• What you have to do: Print the material below exactly as it stands, please, from its first line to the line holding "line per gene.", with no pictures.

• Source excerpt:
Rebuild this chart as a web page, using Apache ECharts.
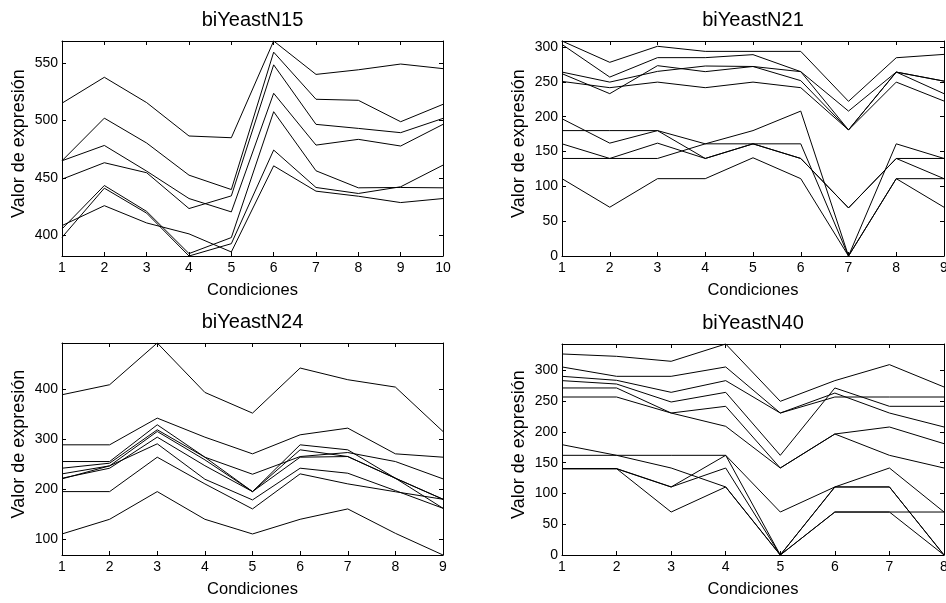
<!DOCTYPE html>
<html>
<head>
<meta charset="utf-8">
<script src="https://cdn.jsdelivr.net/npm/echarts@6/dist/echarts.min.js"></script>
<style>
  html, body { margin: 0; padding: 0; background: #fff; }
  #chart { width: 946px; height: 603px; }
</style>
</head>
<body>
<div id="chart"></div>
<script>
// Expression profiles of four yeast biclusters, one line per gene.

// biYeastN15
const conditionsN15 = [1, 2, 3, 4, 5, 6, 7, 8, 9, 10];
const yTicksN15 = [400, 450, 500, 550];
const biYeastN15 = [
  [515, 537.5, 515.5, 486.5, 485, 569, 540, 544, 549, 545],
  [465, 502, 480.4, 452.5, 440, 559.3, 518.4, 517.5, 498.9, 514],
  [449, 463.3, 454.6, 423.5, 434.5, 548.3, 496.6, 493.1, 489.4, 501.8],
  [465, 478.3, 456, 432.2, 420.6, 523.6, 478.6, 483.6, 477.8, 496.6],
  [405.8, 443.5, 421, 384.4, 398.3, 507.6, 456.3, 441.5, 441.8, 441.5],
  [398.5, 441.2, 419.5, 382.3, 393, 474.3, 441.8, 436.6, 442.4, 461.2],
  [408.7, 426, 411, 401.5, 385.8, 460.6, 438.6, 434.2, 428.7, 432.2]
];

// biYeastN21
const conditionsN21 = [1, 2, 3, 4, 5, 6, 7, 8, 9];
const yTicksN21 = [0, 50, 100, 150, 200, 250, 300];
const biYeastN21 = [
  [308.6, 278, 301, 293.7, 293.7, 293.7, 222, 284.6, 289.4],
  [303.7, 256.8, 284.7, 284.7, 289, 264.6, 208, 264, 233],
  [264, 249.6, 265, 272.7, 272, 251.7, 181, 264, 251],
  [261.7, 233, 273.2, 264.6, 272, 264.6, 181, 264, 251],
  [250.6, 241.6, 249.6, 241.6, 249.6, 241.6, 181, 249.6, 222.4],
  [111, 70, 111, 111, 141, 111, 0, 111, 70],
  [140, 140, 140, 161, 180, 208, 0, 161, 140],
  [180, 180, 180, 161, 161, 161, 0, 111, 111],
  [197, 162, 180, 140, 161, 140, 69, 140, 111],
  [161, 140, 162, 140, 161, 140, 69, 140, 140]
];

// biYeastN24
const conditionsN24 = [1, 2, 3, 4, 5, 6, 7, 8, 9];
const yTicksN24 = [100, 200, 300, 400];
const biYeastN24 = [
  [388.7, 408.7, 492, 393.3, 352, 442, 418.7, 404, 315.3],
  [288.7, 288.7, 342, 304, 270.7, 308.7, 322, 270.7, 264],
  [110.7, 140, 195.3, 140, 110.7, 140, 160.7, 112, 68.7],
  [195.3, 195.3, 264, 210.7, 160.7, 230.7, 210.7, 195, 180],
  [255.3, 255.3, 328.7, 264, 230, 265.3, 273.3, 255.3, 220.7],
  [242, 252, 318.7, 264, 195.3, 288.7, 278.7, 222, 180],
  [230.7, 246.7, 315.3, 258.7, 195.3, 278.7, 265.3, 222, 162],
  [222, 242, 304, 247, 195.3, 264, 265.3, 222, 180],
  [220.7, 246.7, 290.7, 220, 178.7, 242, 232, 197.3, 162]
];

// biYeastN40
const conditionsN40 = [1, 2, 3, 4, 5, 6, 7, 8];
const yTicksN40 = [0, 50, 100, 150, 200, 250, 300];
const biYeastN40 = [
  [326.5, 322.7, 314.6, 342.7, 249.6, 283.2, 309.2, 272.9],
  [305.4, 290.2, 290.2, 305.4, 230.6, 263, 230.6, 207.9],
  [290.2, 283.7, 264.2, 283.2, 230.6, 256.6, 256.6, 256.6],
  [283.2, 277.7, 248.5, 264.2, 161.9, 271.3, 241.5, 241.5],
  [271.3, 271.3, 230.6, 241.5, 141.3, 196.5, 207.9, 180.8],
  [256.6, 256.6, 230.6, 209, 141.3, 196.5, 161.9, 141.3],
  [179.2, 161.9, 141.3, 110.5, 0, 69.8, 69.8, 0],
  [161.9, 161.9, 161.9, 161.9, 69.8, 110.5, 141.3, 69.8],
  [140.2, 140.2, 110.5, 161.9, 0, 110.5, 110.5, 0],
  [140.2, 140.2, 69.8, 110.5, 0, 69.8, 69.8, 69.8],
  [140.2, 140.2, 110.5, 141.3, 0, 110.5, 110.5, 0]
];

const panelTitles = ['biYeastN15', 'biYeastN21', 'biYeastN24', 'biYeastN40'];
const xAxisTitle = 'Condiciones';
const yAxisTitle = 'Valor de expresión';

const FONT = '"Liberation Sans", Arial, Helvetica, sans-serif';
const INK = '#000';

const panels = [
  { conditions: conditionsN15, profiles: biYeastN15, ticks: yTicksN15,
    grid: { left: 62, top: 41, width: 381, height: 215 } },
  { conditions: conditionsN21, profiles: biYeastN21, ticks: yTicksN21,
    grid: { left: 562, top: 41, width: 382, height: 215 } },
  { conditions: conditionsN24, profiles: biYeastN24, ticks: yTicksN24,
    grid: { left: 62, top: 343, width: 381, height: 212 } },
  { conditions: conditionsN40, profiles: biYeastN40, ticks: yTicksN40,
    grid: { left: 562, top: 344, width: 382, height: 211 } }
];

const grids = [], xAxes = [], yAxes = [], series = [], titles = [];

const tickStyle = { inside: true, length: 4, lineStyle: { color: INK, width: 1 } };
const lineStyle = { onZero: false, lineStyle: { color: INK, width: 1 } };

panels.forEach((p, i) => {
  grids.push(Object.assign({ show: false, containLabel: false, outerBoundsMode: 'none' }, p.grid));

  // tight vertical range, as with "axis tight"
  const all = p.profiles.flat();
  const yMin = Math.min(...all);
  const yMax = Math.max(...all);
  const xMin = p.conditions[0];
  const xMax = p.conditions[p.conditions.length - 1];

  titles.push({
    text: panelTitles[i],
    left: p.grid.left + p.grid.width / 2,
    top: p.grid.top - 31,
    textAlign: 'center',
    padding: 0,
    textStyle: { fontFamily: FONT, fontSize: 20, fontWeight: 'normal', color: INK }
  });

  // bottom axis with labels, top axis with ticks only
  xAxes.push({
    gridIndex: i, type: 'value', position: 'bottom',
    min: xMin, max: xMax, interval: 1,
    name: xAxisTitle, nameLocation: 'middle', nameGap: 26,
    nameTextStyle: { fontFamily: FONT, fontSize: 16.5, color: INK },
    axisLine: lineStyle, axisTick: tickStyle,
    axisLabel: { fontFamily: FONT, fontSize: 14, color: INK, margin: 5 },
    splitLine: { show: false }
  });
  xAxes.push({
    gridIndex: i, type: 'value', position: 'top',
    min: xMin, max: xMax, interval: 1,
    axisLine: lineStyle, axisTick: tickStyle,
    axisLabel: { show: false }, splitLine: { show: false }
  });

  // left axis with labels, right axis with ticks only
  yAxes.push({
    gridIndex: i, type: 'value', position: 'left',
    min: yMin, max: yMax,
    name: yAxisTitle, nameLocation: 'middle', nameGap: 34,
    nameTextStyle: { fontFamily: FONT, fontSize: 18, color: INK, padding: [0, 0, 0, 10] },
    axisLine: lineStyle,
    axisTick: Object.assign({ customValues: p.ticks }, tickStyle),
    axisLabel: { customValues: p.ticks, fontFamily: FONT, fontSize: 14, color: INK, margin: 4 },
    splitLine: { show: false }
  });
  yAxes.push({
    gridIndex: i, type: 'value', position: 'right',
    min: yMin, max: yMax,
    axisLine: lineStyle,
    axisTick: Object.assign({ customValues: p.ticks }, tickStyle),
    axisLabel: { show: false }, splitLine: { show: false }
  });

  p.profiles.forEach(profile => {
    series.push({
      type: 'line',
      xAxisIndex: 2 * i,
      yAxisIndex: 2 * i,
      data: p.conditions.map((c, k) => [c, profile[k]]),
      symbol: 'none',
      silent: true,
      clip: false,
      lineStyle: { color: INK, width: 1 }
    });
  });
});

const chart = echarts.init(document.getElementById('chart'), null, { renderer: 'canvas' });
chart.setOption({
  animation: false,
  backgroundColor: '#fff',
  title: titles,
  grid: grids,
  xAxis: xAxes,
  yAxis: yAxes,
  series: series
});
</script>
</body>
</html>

• The output:
Rebuild this chart as a web page, using Apache ECharts.
<!DOCTYPE html>
<html>
<head>
<meta charset="utf-8">
<script src="https://cdn.jsdelivr.net/npm/echarts@6/dist/echarts.min.js"></script>
<style>
  html, body { margin: 0; padding: 0; background: #fff; }
  #chart { width: 946px; height: 603px; }
</style>
</head>
<body>
<div id="chart"></div>
<script>
// Expression profiles of four yeast biclusters, one line per gene.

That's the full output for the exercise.